What was that about work? Oh yeah, better get back to it.

Many thanks, as always, for comments - I missed you guys while I was on dialup and unable to load your blogs, but the comments (which come to my email account and were much easier to load) never failed to delight me. Will try to get back to you all, and back into reading and commenting, when I can.

*It seems from the comments that many of you share my love for cheesy detective novels and historical fiction. Yum. I particularly love historical mysteries - possibly my all-time favorite genre of leisure reading. But I love any mystery set in England - it's just cozier that way, is it not? and will generally read any mystery, period, though I'm not into the bloody/violent/thriller types (I can live with that in a movie, but in a book somehow it's too "close" and gives me nightmares). And I love pretty much every kind of historical fiction there is, good, bad, and everything in between. Nice to know how many of you share this taste with me as well as the knitting. Not that it's terribly out of character for people who like to knit, I suppose...

9 comments:

Anonymous said...

aw, the slippers (all of them!) look great! :)

We had pelmeni last night: yum!

Anonymous said...

I just finished telling Steph (da harlot) that i refused to felt. Knitting this giant mop and then felting it to nothing. But your slippers look amazing! I might have to eat my words and knit up a pair.
Good luck with your chapters. I too am in the middle of a large project that i'm falling dangerously behind in. I recently found the comic strip www.phdcomic.com. Ever heard of it? I think it will ring pretty true.
ps happy to see you are back!

Kirsten said...

Welcome back.
It looks like you had a really wonderful trip.
That is an impressive number of finished objects! I reallly love the Bev Galeskas mocs! Where did you find the leather soles?
I agree that Paton's Classic Wool can't be beat for felting projects. The Ivory also takes dye nicely. . .

Anonymous said...

Wow! That was a really long post, jam-packed with wonderful pictures and inspiration! I loved the loafers- I didn't even know the slippers were in a book. I just bought the one-off pattern (actually two - the one-off and the children's one-off) and if that goes well, I'll look for the book.

Anonymous said...

Oh my, I should've taken notes on this post of yours....ALL the slippers are fabulous, and the bag....niiiiice, better than niiiice. I am so happy you're back home, have been missing you terribly. Very happy you and the Hubbster had such a great time with all the activities! 3 weeks, wow.
Thanks for stopping by with the birthday wishes....I was posting a new one while you were posting comments...finished a FI #1 Mansock...I have the pattern for the one-off felted clog, and yes, most of that Patons in my stash I bought specificly for making felted slippers but haven't gotten them done yet.....wah....and my feet are cold.

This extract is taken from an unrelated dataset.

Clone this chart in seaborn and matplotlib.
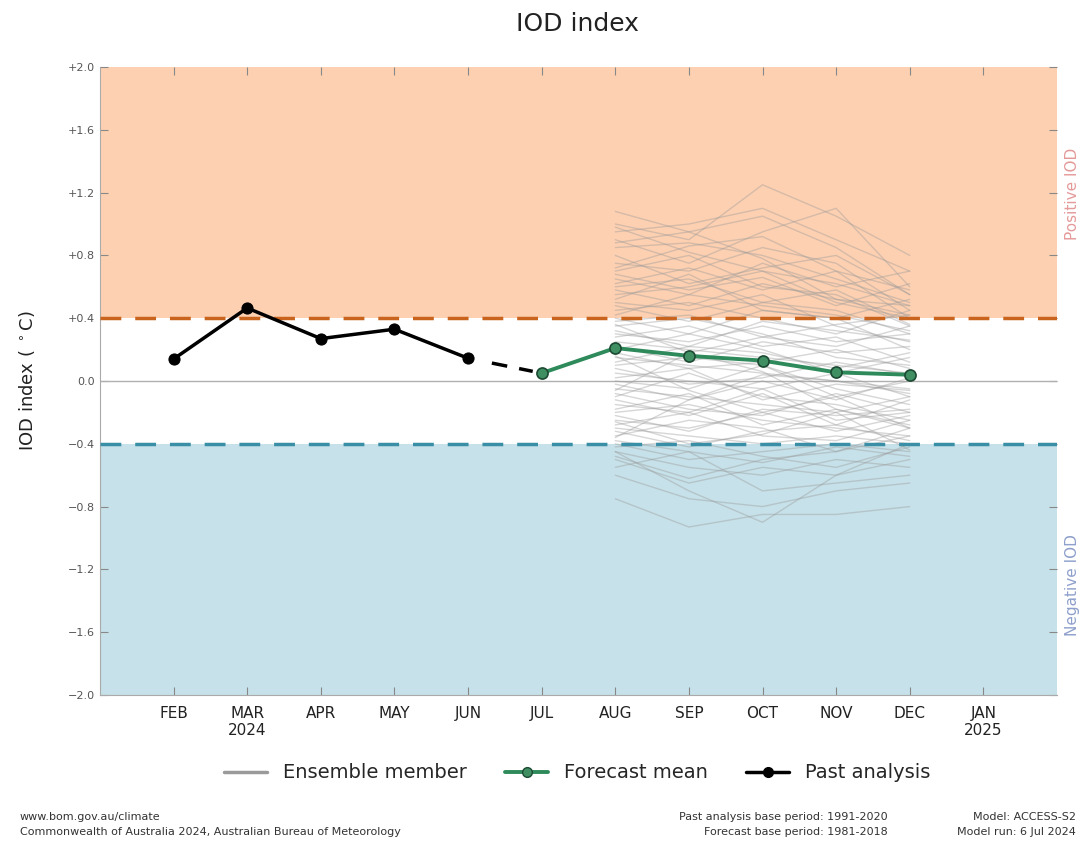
import numpy as np
import pandas as pd
import matplotlib
matplotlib.use("Agg")
import matplotlib.pyplot as plt
import seaborn as sns
from matplotlib.lines import Line2D

# ---------------- data ----------------
month_labels = ["FEB", "MAR\n2024", "APR", "MAY", "JUN", "JUL", "AUG", "SEP",
                "OCT", "NOV", "DEC", "JAN\n2025"]
month_pos = list(range(1, 13))

past_months = [1, 2, 3, 4, 5]
past_values = [0.14, 0.465, 0.27, 0.33, 0.145]

bridge_months = [5, 6]
bridge_values = [0.145, 0.05]

fc_months = [6, 7, 8, 9, 10, 11]
fc_values = [0.05, 0.21, 0.16, 0.13, 0.055, 0.04]

ens_months = [7, 8, 9, 10, 11]
ens_members = [
    [1.08, 0.95, 1.05, 0.85, 0.55],
    [1.00, 0.90, 1.25, 1.05, 0.80],
    [0.95, 1.00, 1.10, 0.90, 0.70],
    [0.90, 0.75, 0.95, 1.10, 0.60],
    [0.85, 0.88, 0.80, 0.65, 0.50],
    [0.80, 0.62, 0.72, 0.80, 0.55],
    [0.75, 0.70, 0.85, 0.75, 0.45],
    [0.70, 0.80, 0.60, 0.55, 0.35],
    [0.68, 0.58, 0.66, 0.48, 0.62],
    [0.65, 0.55, 0.75, 0.60, 0.70],
    [0.62, 0.72, 0.58, 0.70, 0.40],
    [0.60, 0.65, 0.50, 0.45, 0.30],
    [0.58, 0.48, 0.62, 0.52, 0.48],
    [0.55, 0.60, 0.70, 0.50, 0.40],
    [0.52, 0.68, 0.45, 0.40, 0.52],
    [0.50, 0.45, 0.55, 0.35, 0.25],
    [0.48, 0.38, 0.50, 0.58, 0.36],
    [0.45, 0.50, 0.40, 0.30, 0.45],
    [0.42, 0.55, 0.48, 0.42, 0.32],
    [0.40, 0.30, 0.45, 0.40, 0.20],
    [0.38, 0.42, 0.28, 0.22, 0.35],
    [0.35, 0.40, 0.30, 0.15, 0.10],
    [0.32, 0.22, 0.38, 0.32, 0.26],
    [0.30, 0.25, 0.35, 0.25, 0.30],
    [0.28, 0.35, 0.22, 0.28, 0.12],
    [0.25, 0.20, 0.15, 0.10, 0.05],
    [0.22, 0.12, 0.25, 0.18, 0.22],
    [0.20, 0.30, 0.20, 0.05, 0.15],
    [0.18, 0.08, 0.12, 0.20, 0.08],
    [0.15, 0.10, 0.05, 0.00, -0.05],
    [0.12, 0.22, 0.18, 0.08, 0.18],
    [0.10, 0.15, 0.10, -0.10, 0.00],
    [0.08, -0.02, 0.02, 0.12, 0.04],
    [0.05, 0.00, -0.05, 0.05, -0.10],
    [0.02, 0.08, -0.12, -0.02, -0.06],
    [0.00, -0.05, 0.10, -0.05, -0.15],
    [-0.02, -0.12, 0.00, -0.12, 0.02],
    [-0.05, -0.10, -0.15, -0.20, -0.10],
    [-0.08, -0.18, -0.22, -0.08, -0.20],
    [-0.10, 0.05, -0.10, -0.15, -0.25],
    [-0.12, -0.22, -0.08, -0.28, -0.12],
    [-0.15, -0.20, -0.05, -0.25, -0.20],
    [-0.18, -0.08, -0.28, -0.18, -0.28],
    [-0.20, -0.15, -0.25, -0.30, -0.35],
    [-0.22, -0.32, -0.18, -0.22, -0.18],
    [-0.25, -0.30, -0.20, -0.10, -0.30],
    [-0.28, -0.20, -0.35, -0.38, -0.25],
    [-0.30, -0.35, -0.40, -0.35, -0.40],
    [-0.32, -0.42, -0.32, -0.28, -0.38],
    [-0.35, -0.25, -0.30, -0.45, -0.30],
    [-0.38, -0.45, -0.52, -0.42, -0.48],
    [-0.40, -0.50, -0.45, -0.40, -0.45],
    [-0.42, -0.38, -0.48, -0.55, -0.42],
    [-0.45, -0.55, -0.60, -0.50, -0.55],
    [-0.48, -0.62, -0.50, -0.45, -0.35],
    [-0.50, -0.65, -0.55, -0.60, -0.50],
    [-0.55, -0.45, -0.70, -0.65, -0.60],
    [-0.45, -0.70, -0.90, -0.60, -0.40],
    [-0.60, -0.75, -0.80, -0.70, -0.65],
    [-0.75, -0.93, -0.85, -0.85, -0.80],
    [0.98, 0.82, 0.70, 0.62, 0.48],
    [0.88, 0.95, 0.78, 0.52, 0.42],
    [0.72, 0.86, 0.92, 0.70, 0.58],
    [0.36, 0.18, 0.28, 0.36, 0.42],
    [-0.06, 0.18, 0.06, -0.18, -0.30],
    [-0.26, -0.40, -0.34, -0.20, -0.44],
    [0.16, -0.06, -0.20, -0.32, -0.22],
    [-0.36, -0.12, 0.04, 0.00, -0.08],
]

y_ticks = [-2.0, -1.6, -1.2, -0.8, -0.4, 0.0, 0.4, 0.8, 1.2, 1.6, 2.0]
y_tick_labels = ["\u22122.0", "\u22121.6", "\u22121.2", "\u22120.8", "\u22120.4", "0.0",
                 "+0.4", "+0.8", "+1.2", "+1.6", "+2.0"]
pos_threshold = 0.4
neg_threshold = -0.4

# ---------------- style ----------------
sns.set_theme(style="white")
plt.rcParams["font.family"] = ["DejaVu Sans"]

fig = plt.figure(figsize=(10.89, 8.42), dpi=100)
ax = fig.add_axes([0.0918, 0.1746, 0.8788, 0.7458])

ax.set_xlim(0, 13)
ax.set_ylim(-2, 2)

# background regions
ax.axhspan(pos_threshold, 2.0, color="#fdd0b1", zorder=0, lw=0)
ax.axhspan(-2.0, neg_threshold, color="#c6e1e9", zorder=0, lw=0)
ax.axhline(0, color="#b0b0b0", lw=1.0, zorder=1)

# ensemble members
rows = []
for i, m in enumerate(ens_members):
    for mo, v in zip(ens_months, m):
        rows.append({"member": i, "month": mo, "value": v})
ens_df = pd.DataFrame(rows)
sns.lineplot(data=ens_df, x="month", y="value", units="member", estimator=None,
             color="#9a9a9a", alpha=0.4, lw=1.0, ax=ax, zorder=2, legend=False)

# thresholds
ax.axhline(pos_threshold, color="#c8641e", lw=2.5, ls=(0, (6, 4)), zorder=3)
ax.axhline(neg_threshold, color="#3a8fa6", lw=2.5, ls=(0, (6, 4)), zorder=3)

# bridge dashed line
bridge_df = pd.DataFrame({"month": bridge_months, "value": bridge_values})
n_before = len(ax.lines)
sns.lineplot(data=bridge_df, x="month", y="value", color="black", lw=2.5,
             ax=ax, zorder=4, legend=False)
for ln in ax.lines[n_before:]:
    ln.set_linestyle((0, (0.0, 7.0, 4.5, 3.5, 4.0, 10.0)))

# past analysis
past_df = pd.DataFrame({"month": past_months, "value": past_values})
sns.lineplot(data=past_df, x="month", y="value", color="black", lw=2.5,
             marker="o", markersize=8, markeredgecolor="black", ax=ax, zorder=5,
             legend=False)

# forecast mean
fc_df = pd.DataFrame({"month": fc_months, "value": fc_values})
sns.lineplot(data=fc_df, x="month", y="value", color="#2e8a5a", lw=2.8,
             marker="o", markersize=8, markerfacecolor="#3f8f62",
             markeredgecolor="#1c4a33", markeredgewidth=1.2, ax=ax, zorder=6,
             legend=False)

# axes formatting
ax.set_xticks(month_pos)
ax.set_xticklabels(month_labels, fontsize=11, color="#222222")
ax.set_yticks(y_ticks)
ax.set_yticklabels(y_tick_labels, fontsize=8, color="#555555")
ax.tick_params(axis="both", which="both", direction="in", length=6, width=0.8,
               color="#888888", top=True, right=True, bottom=True, left=True)
ax.tick_params(axis="x", pad=8)
ax.set_xlabel("")
ax.set_ylabel("IOD index ( $^\\circ$C)", fontsize=13, color="#222222", labelpad=22)
for s in ["left", "right", "top", "bottom"]:
    ax.spines[s].set_color("#aaaaaa")
    ax.spines[s].set_linewidth(0.8)
ax.spines["top"].set_visible(False)
ax.spines["right"].set_visible(False)

# side labels
fig.text(0.985, 0.77, "Positive IOD", rotation=90, ha="center", va="center",
         fontsize=11, color="#e59a9a")
fig.text(0.985, 0.305, "Negative IOD", rotation=90, ha="center", va="center",
         fontsize=11, color="#8e9fcb")

# title
fig.text(0.53, 0.972, "IOD index", ha="center", va="center", fontsize=18,
         color="#222222")

# legend
handles = [
    Line2D([0], [0], color="#9a9a9a", lw=2.5),
    Line2D([0], [0], color="#2e8a5a", lw=2.8, marker="o", markersize=7,
           markerfacecolor="#3f8f62", markeredgecolor="#1c4a33"),
    Line2D([0], [0], color="black", lw=2.5, marker="o", markersize=7),
]
fig.legend(handles, ["Ensemble member", "Forecast mean", "Past analysis"],
           loc="center", bbox_to_anchor=(0.53, 0.082), ncol=3, frameon=False,
           fontsize=14, handlelength=2.2, columnspacing=2.0)

# footer
fig.text(0.018, 0.030, "www.bom.gov.au/climate", fontsize=8, color="#333333",
         ha="left", va="center")
fig.text(0.018, 0.012, "Commonwealth of Australia 2024, Australian Bureau of Meteorology",
         fontsize=8, color="#333333", ha="left", va="center")
fig.text(0.815, 0.030, "Past analysis base period: 1991-2020", fontsize=8,
         color="#333333", ha="right", va="center")
fig.text(0.815, 0.012, "Forecast base period: 1981-2018", fontsize=8,
         color="#333333", ha="right", va="center")
fig.text(0.988, 0.030, "Model: ACCESS-S2", fontsize=8, color="#333333",
         ha="right", va="center")
fig.text(0.988, 0.012, "Model run: 6 Jul 2024", fontsize=8, color="#333333",
         ha="right", va="center")

fig.savefig("out.png", dpi=100)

Best get on that. Looking forward to hearing about the KIP bags, I have my eye on them, big time, and have just been waiting to hear about them from you. Again, so very glad you're back.

Anonymous said...

Kate....in regard to the HUGE bag of L.Homespun...I ran across this http://jj-thompson.com/cozees.html this morning, didn't know if you'd find it of interest, I did, but thought I'd pass it along to you.

Hannah said...

How wonderful to get enough to make up for the pictures we've been missing!

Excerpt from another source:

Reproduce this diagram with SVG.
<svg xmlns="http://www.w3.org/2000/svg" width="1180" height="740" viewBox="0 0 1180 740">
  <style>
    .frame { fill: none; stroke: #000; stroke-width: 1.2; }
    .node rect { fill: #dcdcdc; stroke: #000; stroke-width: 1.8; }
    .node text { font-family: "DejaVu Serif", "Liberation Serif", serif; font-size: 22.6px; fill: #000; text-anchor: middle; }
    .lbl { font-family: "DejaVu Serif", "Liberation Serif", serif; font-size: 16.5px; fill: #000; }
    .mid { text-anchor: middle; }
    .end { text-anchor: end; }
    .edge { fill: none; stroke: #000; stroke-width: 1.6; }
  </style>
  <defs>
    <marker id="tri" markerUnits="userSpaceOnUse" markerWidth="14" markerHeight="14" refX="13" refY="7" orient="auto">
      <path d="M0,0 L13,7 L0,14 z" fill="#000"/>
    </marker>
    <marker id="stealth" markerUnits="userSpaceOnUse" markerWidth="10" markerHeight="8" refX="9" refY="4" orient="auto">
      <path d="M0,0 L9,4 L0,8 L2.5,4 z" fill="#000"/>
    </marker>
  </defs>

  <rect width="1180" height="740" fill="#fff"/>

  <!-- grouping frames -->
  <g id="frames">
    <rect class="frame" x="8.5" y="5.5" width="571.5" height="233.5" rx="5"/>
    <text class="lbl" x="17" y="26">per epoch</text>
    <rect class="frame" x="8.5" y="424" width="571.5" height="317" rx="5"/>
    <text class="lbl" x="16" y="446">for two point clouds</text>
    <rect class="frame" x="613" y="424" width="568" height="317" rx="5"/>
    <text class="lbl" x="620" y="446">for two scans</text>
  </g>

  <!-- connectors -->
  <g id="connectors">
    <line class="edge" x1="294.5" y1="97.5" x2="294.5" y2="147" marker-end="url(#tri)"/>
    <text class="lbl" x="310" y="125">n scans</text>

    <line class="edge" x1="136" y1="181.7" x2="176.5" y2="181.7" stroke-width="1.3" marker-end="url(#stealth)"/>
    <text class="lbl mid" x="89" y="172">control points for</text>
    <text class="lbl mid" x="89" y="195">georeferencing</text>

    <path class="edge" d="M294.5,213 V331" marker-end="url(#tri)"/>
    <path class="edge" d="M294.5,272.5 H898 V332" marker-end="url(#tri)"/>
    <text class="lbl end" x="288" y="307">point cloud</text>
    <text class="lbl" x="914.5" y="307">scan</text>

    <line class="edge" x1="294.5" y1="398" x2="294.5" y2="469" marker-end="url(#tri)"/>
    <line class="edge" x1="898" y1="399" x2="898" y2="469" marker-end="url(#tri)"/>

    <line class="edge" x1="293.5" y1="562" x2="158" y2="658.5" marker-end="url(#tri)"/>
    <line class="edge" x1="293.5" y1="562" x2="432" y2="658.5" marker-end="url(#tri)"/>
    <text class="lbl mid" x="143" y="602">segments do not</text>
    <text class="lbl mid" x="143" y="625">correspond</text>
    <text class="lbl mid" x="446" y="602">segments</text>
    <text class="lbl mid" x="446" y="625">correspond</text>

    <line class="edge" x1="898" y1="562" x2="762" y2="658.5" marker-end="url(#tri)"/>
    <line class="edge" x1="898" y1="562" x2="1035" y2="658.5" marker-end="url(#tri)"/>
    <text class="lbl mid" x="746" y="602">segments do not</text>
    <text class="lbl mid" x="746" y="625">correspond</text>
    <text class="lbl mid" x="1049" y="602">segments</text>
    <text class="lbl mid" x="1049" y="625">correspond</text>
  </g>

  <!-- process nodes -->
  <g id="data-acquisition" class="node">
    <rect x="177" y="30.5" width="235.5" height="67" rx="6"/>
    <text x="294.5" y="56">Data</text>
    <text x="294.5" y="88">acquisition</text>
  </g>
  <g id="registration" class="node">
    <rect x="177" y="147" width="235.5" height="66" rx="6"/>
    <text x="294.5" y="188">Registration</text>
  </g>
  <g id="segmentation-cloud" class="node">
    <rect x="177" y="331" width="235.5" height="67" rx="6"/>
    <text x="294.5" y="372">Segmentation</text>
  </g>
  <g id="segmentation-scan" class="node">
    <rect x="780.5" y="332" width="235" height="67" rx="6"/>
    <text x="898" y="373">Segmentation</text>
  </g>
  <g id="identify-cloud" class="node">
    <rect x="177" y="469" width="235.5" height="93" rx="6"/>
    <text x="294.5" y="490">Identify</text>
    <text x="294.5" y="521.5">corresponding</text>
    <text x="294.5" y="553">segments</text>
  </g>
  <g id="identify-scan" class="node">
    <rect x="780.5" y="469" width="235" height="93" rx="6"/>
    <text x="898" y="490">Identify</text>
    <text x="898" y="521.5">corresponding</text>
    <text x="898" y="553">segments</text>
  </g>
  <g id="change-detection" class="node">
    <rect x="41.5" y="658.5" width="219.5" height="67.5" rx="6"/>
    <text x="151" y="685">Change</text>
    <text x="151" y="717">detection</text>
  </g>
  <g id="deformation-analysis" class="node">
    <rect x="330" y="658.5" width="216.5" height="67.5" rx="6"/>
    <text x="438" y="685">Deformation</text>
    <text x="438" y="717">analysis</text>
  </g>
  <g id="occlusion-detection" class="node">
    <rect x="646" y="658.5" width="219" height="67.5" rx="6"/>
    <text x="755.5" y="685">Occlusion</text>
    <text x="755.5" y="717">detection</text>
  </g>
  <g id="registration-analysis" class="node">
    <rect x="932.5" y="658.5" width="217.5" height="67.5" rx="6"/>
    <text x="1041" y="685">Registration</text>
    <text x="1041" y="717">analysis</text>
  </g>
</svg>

LOVE the felting. The slippers are great--especially the mocs!

Glad to hear the writing is going well.

Laura said...

Hi Kate! Sounds like you had great holidays. I too have one zillion feeds on my bloglines ... this studying for the bar makes blogging very difficult. The music you sent helps though! :)

I have been thinking about felted slippers because the socks I made for my mom ALREADY have holes! Waaah! You have convinced me that I need that Galeskas book. The ballet slippers and moccasins are really great looking. I am going to buy it today.

I've been reading the historical fiction/detective stories as a brain candy reward for studying such mindnumbing topics as federal civil procedure. I recently read a book that was a combination -- a mystery novel in which the amateur sleuth is ... Elizabeth Tudor. That's right. Kinda cheesy, but fun.

Nichole D. said...

I really loved your new article in Knitty- congrats! Oh, and I knit the picot bind off on my fetching- I have a "thing" for picot edging.